The petition, which began circulation on June 2, calls on Prime Minister Gordon Brown's government to "promote discovery and innovation in U.K. science," instead of directing funds "to projects whose outcomes are specified in advance." The previous petition successfully reigned in a government proposal that would have temporarily barred government research grant applicants who were repeatedly unsuccessful (C&EN, April 27, page 26).
Scientists from disciplines as diverse as stem cell biology and theoretical physics have signed the new online petition, which was initiated by John Allen, a biochemist at Queen Mary, University of London.
"The best research gives unexpected results. You don't always know the application or where the research will end," Allen says of the government's impact statement requirement.
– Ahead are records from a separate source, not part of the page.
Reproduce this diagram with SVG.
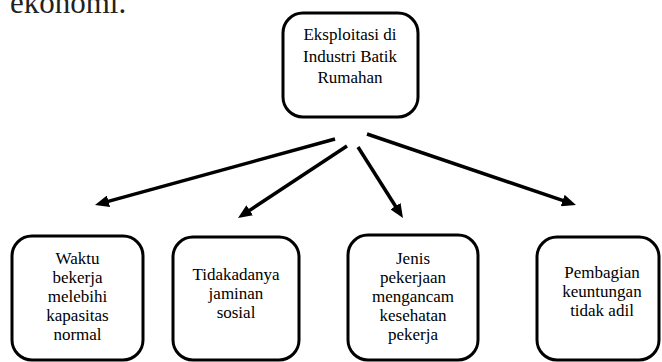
<svg xmlns="http://www.w3.org/2000/svg" width="662" height="362" viewBox="0 0 662 362">
  <style>
    .box { fill: #ffffff; stroke: #000000; stroke-width: 3; }
    .lbl { font-family: "Liberation Serif", "Times New Roman", serif; font-size: 17px; fill: #000000; text-anchor: middle; }
    .conn { stroke: #000000; stroke-width: 3.5; fill: none; marker-end: url(#arrow); }
    .top { font-family: "Liberation Serif", "Times New Roman", serif; font-size: 31px; fill: #222222; }
  </style>
  <defs>
    <marker id="arrow" markerUnits="userSpaceOnUse" markerWidth="14" markerHeight="12" refX="6" refY="6" orient="auto">
      <path d="M0,0 L14,6 L0,12 z" fill="#000000"/>
    </marker>
  </defs>
  <rect width="662" height="362" fill="#ffffff"/>
  <text class="top" x="10" y="13">ekonomi.</text>

  <g id="root">
    <rect class="box" x="283" y="13" width="135" height="104" rx="20" ry="20"/>
    <text class="lbl" x="350" y="40">Eksploitasi di</text>
    <text class="lbl" x="350" y="62">Industri Batik</text>
    <text class="lbl" x="350" y="83">Rumahan</text>
  </g>

  <g id="connectors">
    <line class="conn" x1="335" y1="139" x2="102.7" y2="202.9"/>
    <line class="conn" x1="347" y1="146" x2="244.7" y2="213.6"/>
    <line class="conn" x1="358" y1="147" x2="398.7" y2="211.2"/>
    <line class="conn" x1="367" y1="134" x2="568.4" y2="202.4"/>
  </g>

  <g id="waktu">
    <rect class="box" x="12" y="236" width="131" height="124" rx="20" ry="20"/>
    <text class="lbl" x="77.5" y="264">Waktu</text>
    <text class="lbl" x="77.5" y="283">bekerja</text>
    <text class="lbl" x="77.5" y="302">melebihi</text>
    <text class="lbl" x="77.5" y="321">kapasitas</text>
    <text class="lbl" x="77.5" y="340">normal</text>
  </g>

  <g id="jaminan">
    <rect class="box" x="173" y="237" width="126" height="123" rx="20" ry="20"/>
    <text class="lbl" x="236" y="280">Tidakadanya</text>
    <text class="lbl" x="236" y="299">jaminan</text>
    <text class="lbl" x="236" y="318">sosial</text>
  </g>

  <g id="jenis">
    <rect class="box" x="348" y="235" width="130" height="125" rx="20" ry="20"/>
    <text class="lbl" x="413" y="264">Jenis</text>
    <text class="lbl" x="413" y="283">pekerjaan</text>
    <text class="lbl" x="413" y="302">mengancam</text>
    <text class="lbl" x="413" y="321">kesehatan</text>
    <text class="lbl" x="413" y="340">pekerja</text>
  </g>

  <g id="pembagian">
    <rect class="box" x="537" y="237" width="122" height="123" rx="20" ry="20"/>
    <text class="lbl" x="602" y="278">Pembagian</text>
    <text class="lbl" x="602" y="297">keuntungan</text>
    <text class="lbl" x="602" y="316">tidak adil</text>
  </g>
</svg>
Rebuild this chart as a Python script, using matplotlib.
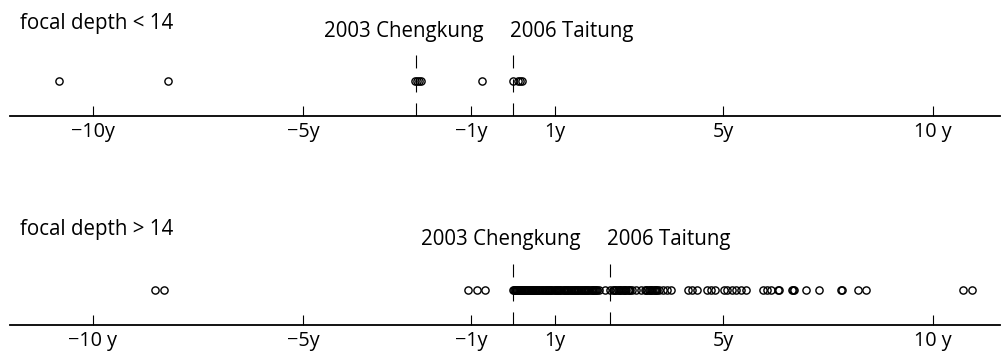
import matplotlib
matplotlib.use("Agg")
import matplotlib.pyplot as plt
import matplotlib.transforms as mtransforms

plt.rcParams['font.family'] = ['Open Sans', 'DejaVu Sans']
plt.rcParams['lines.scale_dashes'] = False

# event times in years (top: relative to 2006 Taitung, bottom: relative to 2003 Chengkung)
shallow_times = [-10.81, -8.21, -2.33, -2.29, -2.25, -2.20, -0.74,
                 0.00, 0.12, 0.17, 0.21]
deep_times = [-8.52, -8.31, -1.07, -0.86, -0.67,
              0.00, 0.02, 0.04, 0.06, 0.08, 0.10, 0.12, 0.14, 0.16, 0.18,
              0.20, 0.22, 0.25, 0.27, 0.29, 0.32, 0.34, 0.36, 0.39, 0.41,
              0.43, 0.46, 0.48, 0.50, 0.53, 0.55, 0.58, 0.60, 0.63, 0.65,
              0.68, 0.70, 0.73, 0.75, 0.78, 0.81, 0.83, 0.86, 0.89, 0.91,
              0.94, 0.97, 0.99, 1.02, 1.05, 1.07, 1.10, 1.13, 1.15, 1.18,
              1.21, 1.23, 1.26, 1.29, 1.31, 1.34, 1.37, 1.39, 1.42, 1.45,
              1.47, 1.50, 1.53, 1.55, 1.58, 1.61, 1.63, 1.66, 1.69, 1.71,
              1.74, 1.77, 1.79, 1.82, 1.85, 1.87, 1.90, 1.93, 1.95, 1.98,
              2.01, 2.04, 2.19, 2.31, 2.37, 2.40, 2.43, 2.46, 2.49, 2.52,
              2.55, 2.58, 2.61, 2.64, 2.67, 2.70, 2.73, 2.76, 2.79, 2.83,
              2.93, 3.05, 3.14, 3.17, 3.20, 3.23, 3.26, 3.29, 3.32, 3.35,
              3.38, 3.41, 3.44, 3.48, 3.57, 3.67, 3.76, 4.17, 4.26, 4.38,
              4.62, 4.71, 4.81, 5.02, 5.10, 5.21, 5.31, 5.43, 5.55, 5.95,
              6.05, 6.14, 6.31, 6.34, 6.65, 6.67, 6.69, 6.98, 7.29, 7.81,
              7.84, 8.21, 8.40, 10.71, 10.93]

quake_names = ["2003 Chengkung", "2006 Taitung"]
shallow_quakes = [-2.31, 0.0]
deep_quakes = [0.0, 2.31]

tick_pos = [-10, -5, -1, 1, 5, 10]
shallow_ticklabels = ["\u221210y", "\u22125y", "\u22121y", "1y", "5y", "10 y"]
deep_ticklabels = ["\u221210 y", "\u22125y", "\u22121y", "1y", "5y", "10 y"]

W, H = 1007, 352
fig = plt.figure(figsize=(W / 100, H / 100), dpi=100)

x0, x1 = 10, 1000      # pixel extent of the time axis
origin, ppy = 513, 42  # pixel of t=0, pixels per year
xlim = ((x0 - origin) / ppy, (x1 - origin) / ppy)
FS = 14.8


def panel(axis_y, top_y, times, quakes, ticklabels, title, title_y, label_y):
    ax = fig.add_axes([x0 / W, (H - axis_y) / H, (x1 - x0) / W, (axis_y - top_y) / H])
    ax.set_xlim(*xlim)
    ax.set_ylim(0, axis_y - top_y)
    for s in ['top', 'left', 'right']:
        ax.spines[s].set_visible(False)
    ax.spines['bottom'].set_linewidth(1.3)
    ax.set_yticks([])
    ax.set_xticks(tick_pos, ticklabels)
    ax.tick_params(axis='x', direction='in', length=7.5, width=0.8, pad=4,
                   labelsize=14.3)

    ax.plot(times, [35] * len(times), 'o', ms=5.2, mfc='none', mec='black',
            mew=1.0, ls='none', clip_on=False)

    for t, name, dx, ha in zip(quakes, quake_names, [-12, -3], ['center', 'left']):
        ax.plot([t, t], [0, 61], color='black', lw=0.8,
                ls=(0, (9.4, 7.9)), solid_capstyle='butt')
        ax.annotate(name, (t, label_y), xytext=(dx * 0.72, 0),
                    textcoords='offset points', ha=ha, va='center', fontsize=FS)

    trans = mtransforms.blended_transform_factory(ax.transAxes, ax.transData)
    ax.text(10 / (x1 - x0), title_y, title, transform=trans, ha='left',
            va='center', fontsize=FS)
    return ax


panel(116, 0, shallow_times, shallow_quakes, shallow_ticklabels,
      "focal depth < 14", 92, 84)
panel(325, 205, deep_times, deep_quakes, deep_ticklabels,
      "focal depth > 14", 96, 86)

fig.savefig("out.png", dpi=100)
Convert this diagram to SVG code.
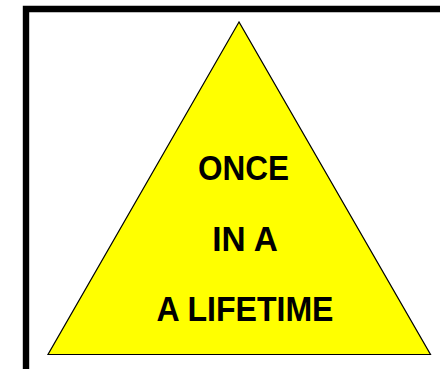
<svg xmlns="http://www.w3.org/2000/svg" width="440" height="369" viewBox="0 0 440 369">
<style>
.frame{fill:none;stroke:#000;stroke-width:6.4}
.tri{fill:#ffff00;stroke:#000;stroke-width:1.2;stroke-linejoin:miter}
.lbl{font-family:"Liberation Sans",Arial,sans-serif;font-weight:bold;font-size:34.5px;fill:#000;text-anchor:middle}
</style>
<rect width="440" height="369" fill="#fff"/>
<g id="frame"><path class="frame" d="M26,369 V9 H440"/></g>
<g id="triangle">
<polygon class="tri" points="239,22 48,354.5 430.5,354.5"/>
<text class="lbl" x="243.5" y="179.5" textLength="91" lengthAdjust="spacingAndGlyphs">ONCE</text>
<text class="lbl" x="245" y="250.5" textLength="65.5" lengthAdjust="spacingAndGlyphs">IN A</text>
<text class="lbl" x="245" y="321" textLength="177" lengthAdjust="spacingAndGlyphs">A LIFETIME</text>
</g>
</svg>
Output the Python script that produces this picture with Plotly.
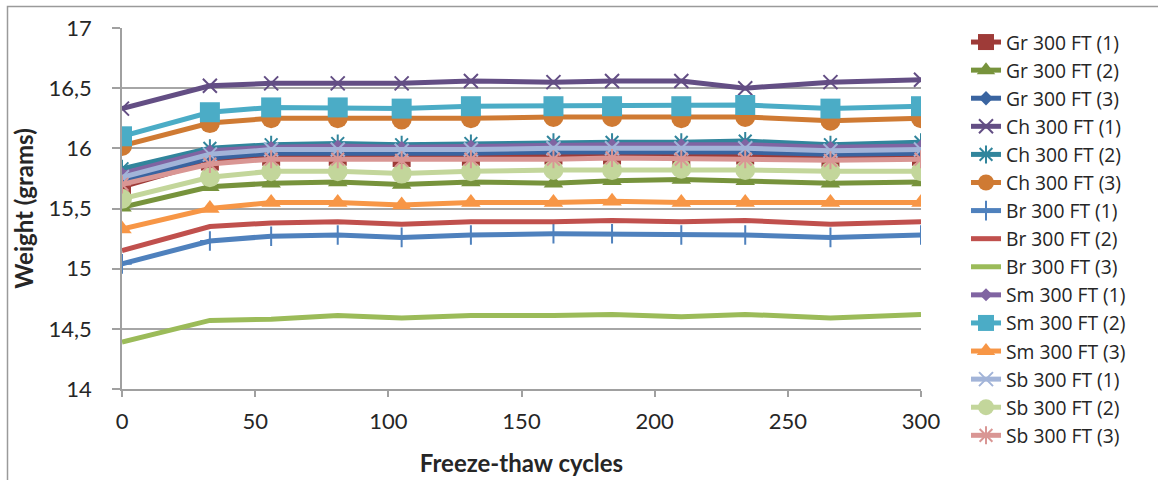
import plotly.graph_objects as go

# ---------------- data ----------------
cycles = [0, 33, 56, 81, 105, 131, 162, 184, 210, 234, 266, 300]

series_names = [
    "Gr 300 FT (1)", "Gr 300 FT (2)", "Gr 300 FT (3)",
    "Ch 300 FT (1)", "Ch 300 FT (2)", "Ch 300 FT (3)",
    "Br 300 FT (1)", "Br 300 FT (2)", "Br 300 FT (3)",
    "Sm 300 FT (1)", "Sm 300 FT (2)", "Sm 300 FT (3)",
    "Sb 300 FT (1)", "Sb 300 FT (2)", "Sb 300 FT (3)",
]

gr1 = [15.68, 15.89, 15.93, 15.93, 15.92, 15.93, 15.94, 15.94, 15.93, 15.94, 15.92, 15.93]
gr2 = [15.51, 15.68, 15.71, 15.72, 15.70, 15.72, 15.71, 15.73, 15.74, 15.73, 15.71, 15.72]
gr3 = [15.73, 15.92, 15.96, 15.96, 15.95, 15.96, 15.97, 15.97, 15.96, 15.97, 15.95, 15.96]
ch1 = [16.33, 16.52, 16.54, 16.54, 16.54, 16.56, 16.55, 16.56, 16.56, 16.50, 16.55, 16.57]
ch2 = [15.83, 16.00, 16.03, 16.04, 16.03, 16.04, 16.05, 16.05, 16.05, 16.06, 16.03, 16.05]
ch3 = [16.02, 16.21, 16.25, 16.25, 16.24, 16.25, 16.26, 16.26, 16.25, 16.26, 16.23, 16.25]
br1 = [15.04, 15.23, 15.27, 15.28, 15.26, 15.28, 15.29, 15.29, 15.28, 15.28, 15.26, 15.28]
br2 = [15.15, 15.35, 15.38, 15.39, 15.37, 15.39, 15.39, 15.40, 15.39, 15.40, 15.37, 15.39]
br3 = [14.39, 14.57, 14.58, 14.61, 14.59, 14.61, 14.61, 14.62, 14.60, 14.62, 14.59, 14.62]
sm1 = [15.79, 15.98, 16.01, 16.02, 16.01, 16.02, 16.03, 16.03, 16.03, 16.03, 16.01, 16.02]
sm2 = [16.10, 16.30, 16.34, 16.34, 16.33, 16.35, 16.35, 16.35, 16.35, 16.36, 16.33, 16.35]
sm3 = [15.33, 15.50, 15.55, 15.55, 15.53, 15.55, 15.55, 15.56, 15.55, 15.55, 15.55, 15.55]
sb1 = [15.76, 15.95, 15.99, 15.99, 15.98, 15.99, 16.00, 16.00, 16.00, 16.00, 15.98, 15.99]
sb2 = [15.58, 15.76, 15.81, 15.81, 15.79, 15.81, 15.82, 15.82, 15.83, 15.82, 15.81, 15.81]
sb3 = [15.70, 15.87, 15.91, 15.91, 15.90, 15.91, 15.91, 15.92, 15.91, 15.91, 15.90, 15.91]

series_values = [gr1, gr2, gr3, ch1, ch2, ch3, br1, br2, br3, sm1, sm2, sm3, sb1, sb2, sb3]

y_tick_vals = [14, 14.5, 15, 15.5, 16, 16.5, 17]
y_tick_text = ["14", "14,5", "15", "15,5", "16", "16,5", "17"]
x_tick_vals = [0, 50, 100, 150, 200, 250, 300]

# ---------------- styles ----------------
colors = [
    "#9E3B38", "#77933C", "#3A64A0",
    "#634E84", "#31859C", "#CF7A33",
    "#4F81BD", "#C0504D", "#9BBB59",
    "#8064A2", "#4BACC6", "#F79646",
    "#A2B4D8", "#C3D69B", "#D99694",
]
symbols = [
    "square", "triangle-up", "diamond",
    "x-thin-open", "asterisk-open", "circle",
    "cross-thin-open", None, None,
    "diamond", "square", "triangle-up",
    "x-thin-open", "circle", "asterisk-open",
]
sizes = [18, 17, 11, 14, 15, 20, 14, 0, 0, 10, 20, 17, 14, 20, 15]

FONT = "Lato, 'Open Sans', sans-serif"
LEG_FONT = "'Open Sans', Lato, sans-serif"

fig = go.Figure()
for name, vals, col, sym, sz in zip(series_names, series_values, colors, symbols, sizes):
    if sym is None:
        fig.add_trace(go.Scatter(
            x=cycles, y=vals, name=name, mode="lines",
            line=dict(color=col, width=5),
        ))
    else:
        is_open = sym.endswith("open")
        fig.add_trace(go.Scatter(
            x=cycles, y=vals, name=name, mode="lines+markers",
            line=dict(color=col, width=5),
            marker=dict(symbol=sym, size=sz, color=col,
                        line=dict(color=col, width=2 if is_open else 0)),
        ))

# layout geometry (pixels)
W, H = 1158, 480
L, R = 122, 921          # x-axis extent
GS_T, GS_B = 12, 472     # paper area top / bottom
AX_T, AX_B = 28, 389     # y-axis extent (17 -> 14)

def px_x(p):
    return (p - L) / (R - L)

def px_y(p):
    return (GS_B - p) / (GS_B - GS_T)

# chart border frame (cropped at right and bottom like the reference)
fig.add_shape(type="rect", xref="paper", yref="paper",
              x0=px_x(7.5), x1=px_x(1170), y0=px_y(490), y1=px_y(6.5),
              line=dict(color="#9A9A9A", width=1.5), fillcolor="rgba(0,0,0,0)",
              layer="below")

fig.update_layout(
    width=W, height=H, autosize=False,
    margin=dict(l=L, r=W - R, t=GS_T, b=H - GS_B),
    paper_bgcolor="white", plot_bgcolor="white",
    font=dict(family=FONT, color="#262626"),
    separators=", ",
    showlegend=True,
    legend=dict(
        x=px_x(966), y=px_y(23), xanchor="left", yanchor="top",
        font=dict(family=LEG_FONT, size=19.3, color="#262626"),
        bgcolor="rgba(0,0,0,0)", borderwidth=0,
        tracegroupgap=0,
    ),
    xaxis=dict(
        range=[0, 300], tickvals=x_tick_vals,
        showgrid=False, zeroline=False, automargin=False,
        showline=True, linecolor="#A0A0A0", linewidth=1.5,
        ticks="outside", ticklen=6, tickcolor="#A0A0A0", tickwidth=1.5,
        tickfont=dict(family=FONT, size=22, color="#262626"),
        ticklabelstandoff=6,
        title=dict(text="<b>Freeze-thaw cycles</b>", standoff=22,
                   font=dict(family=FONT, size=24, color="#262626")),
    ),
    yaxis=dict(
        domain=[px_y(AX_B), px_y(AX_T)],
        range=[14, 17], tickvals=y_tick_vals, ticktext=y_tick_text,
        showgrid=True, gridcolor="#A6A6A6", gridwidth=1.5,
        zeroline=False, automargin=False,
        showline=True, linecolor="#A0A0A0", linewidth=1.5,
        ticks="outside", ticklen=8, tickcolor="#A0A0A0", tickwidth=1.5,
        tickfont=dict(family=FONT, size=22, color="#262626"),
        ticklabelstandoff=16,
        title=dict(text="<b>Weight (grams)</b>", standoff=8,
                   font=dict(family=FONT, size=24, color="#262626")),
    ),
)

fig.write_html("out.html")
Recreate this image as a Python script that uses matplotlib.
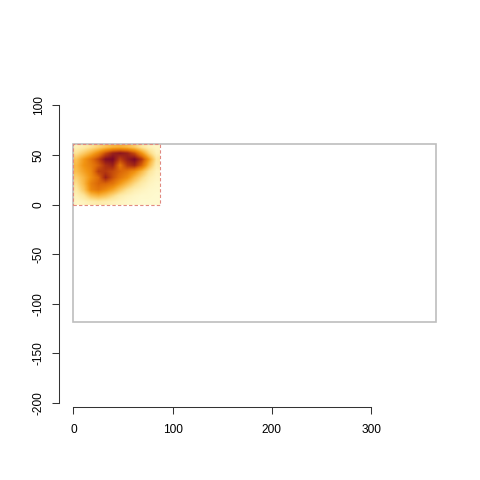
import numpy as np
import matplotlib.pyplot as plt
from matplotlib.colors import LinearSegmentedColormap
from matplotlib.patches import Rectangle

# density grid (rows top -> bottom, y 61 -> 0)
density = [
    [0.08, 0.12, 0.18, 0.25, 0.32, 0.38, 0.40, 0.36, 0.28, 0.16, 0.08, 0.04],
    [0.18, 0.28, 0.40, 0.55, 0.75, 0.90, 0.95, 0.90, 0.75, 0.50, 0.24, 0.08],
    [0.32, 0.48, 0.62, 0.78, 0.97, 1.00, 0.80, 0.92, 1.00, 0.82, 0.48, 0.16],
    [0.36, 0.50, 0.58, 0.70, 0.85, 0.90, 0.62, 0.82, 0.88, 0.68, 0.36, 0.12],
    [0.34, 0.45, 0.55, 0.80, 0.82, 0.76, 0.68, 0.62, 0.52, 0.36, 0.18, 0.07],
    [0.26, 0.38, 0.52, 0.66, 0.90, 0.74, 0.62, 0.52, 0.36, 0.22, 0.10, 0.05],
    [0.20, 0.36, 0.58, 0.68, 0.68, 0.62, 0.48, 0.35, 0.22, 0.12, 0.06, 0.03],
    [0.14, 0.30, 0.55, 0.62, 0.54, 0.44, 0.30, 0.18, 0.10, 0.06, 0.03, 0.02],
    [0.08, 0.16, 0.32, 0.38, 0.32, 0.22, 0.12, 0.07, 0.04, 0.02, 0.02, 0.01],
    [0.04, 0.06, 0.10, 0.12, 0.10, 0.07, 0.05, 0.03, 0.02, 0.01, 0.01, 0.01],
]
img_extent = [0, 87, 0, 61]       # image bounds in data units
frame_x = [0, 365]                # grey frame
frame_y = [-118, 61]
xticks = [0, 100, 200, 300]
yticks = [-200, -150, -100, -50, 0, 50, 100]

cmap = LinearSegmentedColormap.from_list(
    "heat", ["#FFFBD2", "#FDE59A", "#FBBF50", "#F29512", "#DD6A08", "#B2350F", "#7A0828"])

plt.rcParams['font.family'] = ['Liberation Sans', 'DejaVu Sans']
fig = plt.figure(figsize=(4.8, 4.8), dpi=100)
ax = fig.add_axes([59/480, 1 - 406.6/480, 391/480, 347.6/480])

ax.imshow(np.array(density), extent=img_extent, cmap=cmap, vmin=0, vmax=1,
          interpolation='bilinear', aspect='auto', zorder=1)
ax.add_patch(Rectangle((img_extent[0], img_extent[2]), img_extent[1] - img_extent[0],
                       img_extent[3] - img_extent[2], fill=False, ec='#E08A80',
                       lw=0.8, ls=(0, (3, 2)), zorder=3))
ax.add_patch(Rectangle((frame_x[0], frame_y[0]), frame_x[1] - frame_x[0],
                       frame_y[1] - frame_y[0], fill=False, ec='#BEBEBE', lw=1.2, zorder=2))

ax.set_xlim(-14.6, 379.6)
ax.set_ylim(-203.7, 146.7)

for s in ['top', 'right']:
    ax.spines[s].set_visible(False)
ax.spines['bottom'].set_bounds(0, 300)
ax.spines['left'].set_bounds(-200, 100)
for s in ['bottom', 'left']:
    ax.spines[s].set_linewidth(0.75)
    ax.spines[s].set_color('#333333')

ax.set_xticks(xticks)
ax.set_yticks(yticks)
ax.set_yticklabels([str(v) for v in yticks], rotation=90, va='center')
ax.tick_params(axis='both', length=5.2, width=0.75, color='#333333', labelsize=8.6)
ax.tick_params(axis='x', pad=7)
ax.tick_params(axis='y', pad=5)

fig.savefig('out.png', dpi=100)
But the impact statements are "not designed to ask peer reviewers or applicants to predict the outcome of research before it has even started," Chloë Somers, press officer for U.K. Research Councils, an umbrella organization for all of the government's research councils, noted in a statement. "It is intended to allow the applicant to highlight potential pathways to impact, and to allow the Research Councils to support them in these activities. Excellent research without obvious or immediate impact will not be disadvantaged in this process."
Worries that basic, or so-called blue-skies, research will be sacrificed for projects with short-term economic payoffs have been increasing in the U.K. In February, the government alarmed many scientists with an announcement that funding should be directed toward research that could benefit the economy. Then, on June 5, Prime Minister Gordon Brown announced that the federal department responsible for science and higher education would be dissolved, and that funding for these activities would fall under the purview of a newly formed Department of Business, Innovation & Skills.
Allen points out that the terms "university" and "higher education" have "disappeared completely from the title of any government department."
"The government wants specific solutions to specific--and legitimate--concerns such as climate change or bacterial resistance to drugs," Allen says. "But if you only follow a political roadmap for science you are not going to discover something truly innovative."